In another more recent email in late October 2012, concerning Halloween, the respondent wrote “you [the applicant] disgust me”. The respondent has several times said in emails that she does not want the applicant opening his mouth in her direction during access exchanges (meaning not talking to her). At some point, the respondent stopped coming out of her residence for access exchanges so that she did not have to be face-to-face with the applicant. Before that happened, the applicant testified that the respondent would mouth the word “asshole” at him during access exchanges. While one can certainly be sympathetic to the respondent with respect to the applicant’s at times relentless attempts to be cheerful in front of Max and to show Max that his parents can communicate, again the language and tone of her emails show both a profound and continuing anger.
The court had similar observations about some of the communication by the father towards the mother. It summed up the overall situation this way:
Often a multitude of emails passed back and forth. I have examined those emails and reviewed the testimony. I can do no better than repeat what I said out loud in the court room – that all too frequently, neither party appeared ready to budge an inch. While they almost always reached a solution, it took an incredible amount of time and energy to do so.
The tone of this correspondence naturally reflected on the couple’s ability to parent their child in a co-operative manner going-forward.

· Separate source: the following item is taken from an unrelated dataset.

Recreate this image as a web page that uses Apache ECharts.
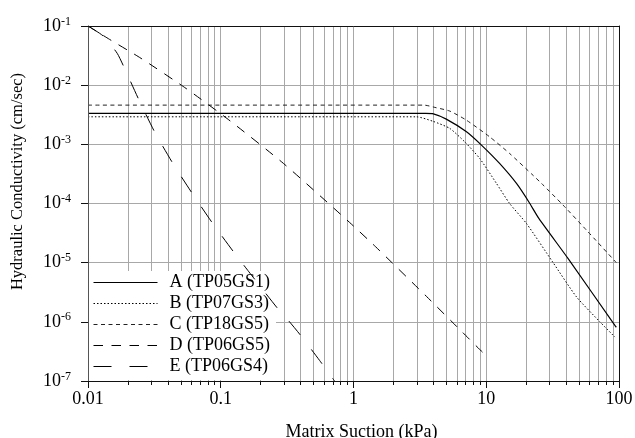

In fact, the court used the emails to conclude (among other things) that: 1) both parties acted unreasonably at times and were all too ready to blame the other for any problems that arose; 2) the mother had intense anger for the father that clouded her judgment; and 2) the father was deliberately pushing the mother to communicate even when she did not want to, but that this provocation was motivated by a genuine to model good communication between parents for their son.
The fact that a court might scrutinize emails this way, to divine a conclusion as to how parenting should be shared, is an important consideration to take into account before you hit “send” on that note to your former spouse or partner.